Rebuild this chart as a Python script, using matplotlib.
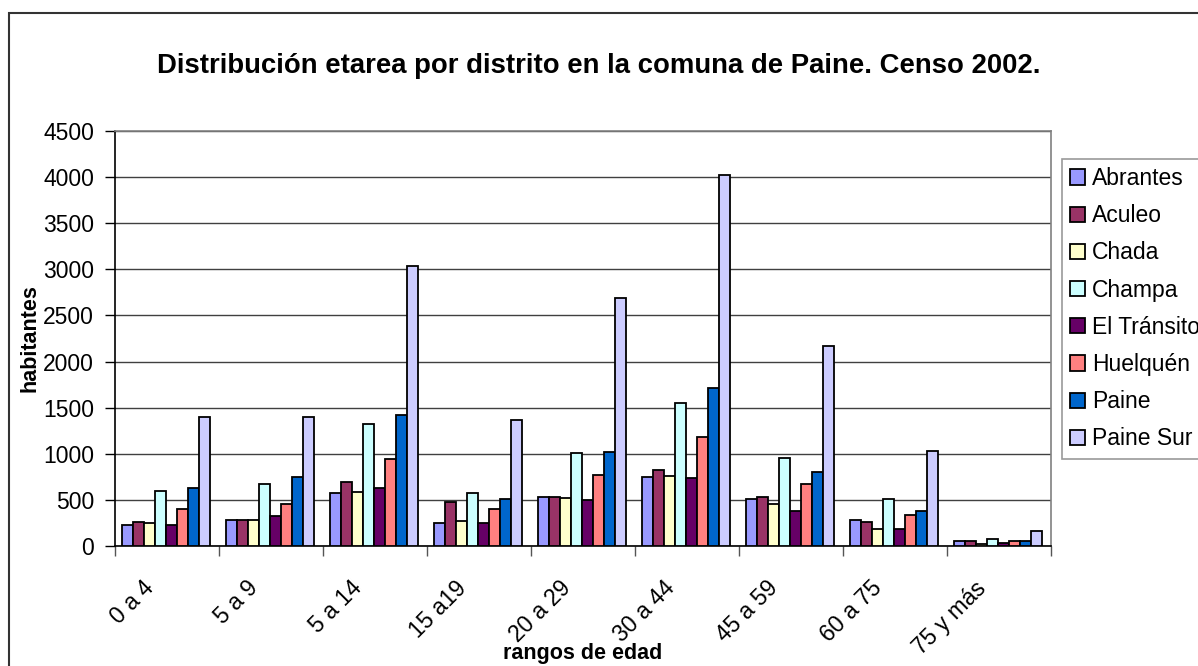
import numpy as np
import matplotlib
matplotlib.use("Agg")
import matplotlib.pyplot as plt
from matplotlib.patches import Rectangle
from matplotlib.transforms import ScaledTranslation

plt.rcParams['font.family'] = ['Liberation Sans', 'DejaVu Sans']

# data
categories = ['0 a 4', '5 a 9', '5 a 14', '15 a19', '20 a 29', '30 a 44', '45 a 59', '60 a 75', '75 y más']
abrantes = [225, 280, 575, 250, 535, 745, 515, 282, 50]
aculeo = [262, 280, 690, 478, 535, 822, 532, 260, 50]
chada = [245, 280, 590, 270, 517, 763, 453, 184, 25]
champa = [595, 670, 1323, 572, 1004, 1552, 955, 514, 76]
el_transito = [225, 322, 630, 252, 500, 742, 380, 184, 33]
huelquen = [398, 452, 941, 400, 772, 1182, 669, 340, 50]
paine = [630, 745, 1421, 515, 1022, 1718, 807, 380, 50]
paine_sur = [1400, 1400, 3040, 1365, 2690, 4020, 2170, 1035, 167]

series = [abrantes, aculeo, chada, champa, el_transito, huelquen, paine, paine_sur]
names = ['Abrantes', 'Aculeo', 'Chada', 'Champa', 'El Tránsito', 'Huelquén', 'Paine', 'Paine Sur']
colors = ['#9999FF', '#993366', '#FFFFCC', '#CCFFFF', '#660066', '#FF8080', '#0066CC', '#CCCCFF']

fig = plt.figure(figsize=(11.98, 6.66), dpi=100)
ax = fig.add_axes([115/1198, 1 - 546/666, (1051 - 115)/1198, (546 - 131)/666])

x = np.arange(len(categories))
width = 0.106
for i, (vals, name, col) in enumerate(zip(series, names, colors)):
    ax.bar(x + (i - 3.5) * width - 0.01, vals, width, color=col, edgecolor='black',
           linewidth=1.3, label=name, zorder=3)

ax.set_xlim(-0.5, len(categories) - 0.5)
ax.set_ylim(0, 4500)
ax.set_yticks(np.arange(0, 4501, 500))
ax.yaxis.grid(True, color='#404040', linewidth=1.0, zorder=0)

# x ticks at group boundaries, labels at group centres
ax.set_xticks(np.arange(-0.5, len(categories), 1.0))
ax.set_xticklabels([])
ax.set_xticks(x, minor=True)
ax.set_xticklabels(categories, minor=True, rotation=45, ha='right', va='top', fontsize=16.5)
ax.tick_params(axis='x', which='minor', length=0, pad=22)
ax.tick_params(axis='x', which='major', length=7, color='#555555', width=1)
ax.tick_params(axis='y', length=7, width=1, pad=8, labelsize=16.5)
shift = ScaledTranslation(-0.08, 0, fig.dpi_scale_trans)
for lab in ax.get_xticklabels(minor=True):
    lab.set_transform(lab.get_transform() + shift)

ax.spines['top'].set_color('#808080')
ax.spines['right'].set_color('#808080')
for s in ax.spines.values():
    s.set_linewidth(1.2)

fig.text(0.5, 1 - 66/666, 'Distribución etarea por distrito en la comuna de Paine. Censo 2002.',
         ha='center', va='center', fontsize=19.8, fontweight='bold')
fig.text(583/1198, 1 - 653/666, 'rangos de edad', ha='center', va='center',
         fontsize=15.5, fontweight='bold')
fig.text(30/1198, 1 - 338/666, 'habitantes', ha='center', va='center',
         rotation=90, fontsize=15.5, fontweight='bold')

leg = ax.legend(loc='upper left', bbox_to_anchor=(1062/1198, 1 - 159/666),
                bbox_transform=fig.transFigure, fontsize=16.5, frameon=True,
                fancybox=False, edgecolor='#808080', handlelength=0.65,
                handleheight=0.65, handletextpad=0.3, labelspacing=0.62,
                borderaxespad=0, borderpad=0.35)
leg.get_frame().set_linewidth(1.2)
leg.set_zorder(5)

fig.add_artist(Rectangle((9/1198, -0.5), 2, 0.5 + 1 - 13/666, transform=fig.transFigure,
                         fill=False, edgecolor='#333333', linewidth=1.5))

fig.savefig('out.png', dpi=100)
※ ※ ※
- **Brief**:
Omit the pictures, then repeat exactly each line from the beginning of the listing through the line with "ax = fig.add_axes([115/1198, 1".

- **Written answer**:
Rebuild this chart as a Python script, using matplotlib.
import numpy as np
import matplotlib
matplotlib.use("Agg")
import matplotlib.pyplot as plt
from matplotlib.patches import Rectangle
from matplotlib.transforms import ScaledTranslation

plt.rcParams['font.family'] = ['Liberation Sans', 'DejaVu Sans']

# data
categories = ['0 a 4', '5 a 9', '5 a 14', '15 a19', '20 a 29', '30 a 44', '45 a 59', '60 a 75', '75 y más']
abrantes = [225, 280, 575, 250, 535, 745, 515, 282, 50]
aculeo = [262, 280, 690, 478, 535, 822, 532, 260, 50]
chada = [245, 280, 590, 270, 517, 763, 453, 184, 25]
champa = [595, 670, 1323, 572, 1004, 1552, 955, 514, 76]
el_transito = [225, 322, 630, 252, 500, 742, 380, 184, 33]
huelquen = [398, 452, 941, 400, 772, 1182, 669, 340, 50]
paine = [630, 745, 1421, 515, 1022, 1718, 807, 380, 50]
paine_sur = [1400, 1400, 3040, 1365, 2690, 4020, 2170, 1035, 167]

series = [abrantes, aculeo, chada, champa, el_transito, huelquen, paine, paine_sur]
names = ['Abrantes', 'Aculeo', 'Chada', 'Champa', 'El Tránsito', 'Huelquén', 'Paine', 'Paine Sur']
colors = ['#9999FF', '#993366', '#FFFFCC', '#CCFFFF', '#660066', '#FF8080', '#0066CC', '#CCCCFF']

fig = plt.figure(figsize=(11.98, 6.66), dpi=100)
ax = fig.add_axes([115/1198, 1 - 546/666, (1051 - 115)/1198, (546 - 131)/666])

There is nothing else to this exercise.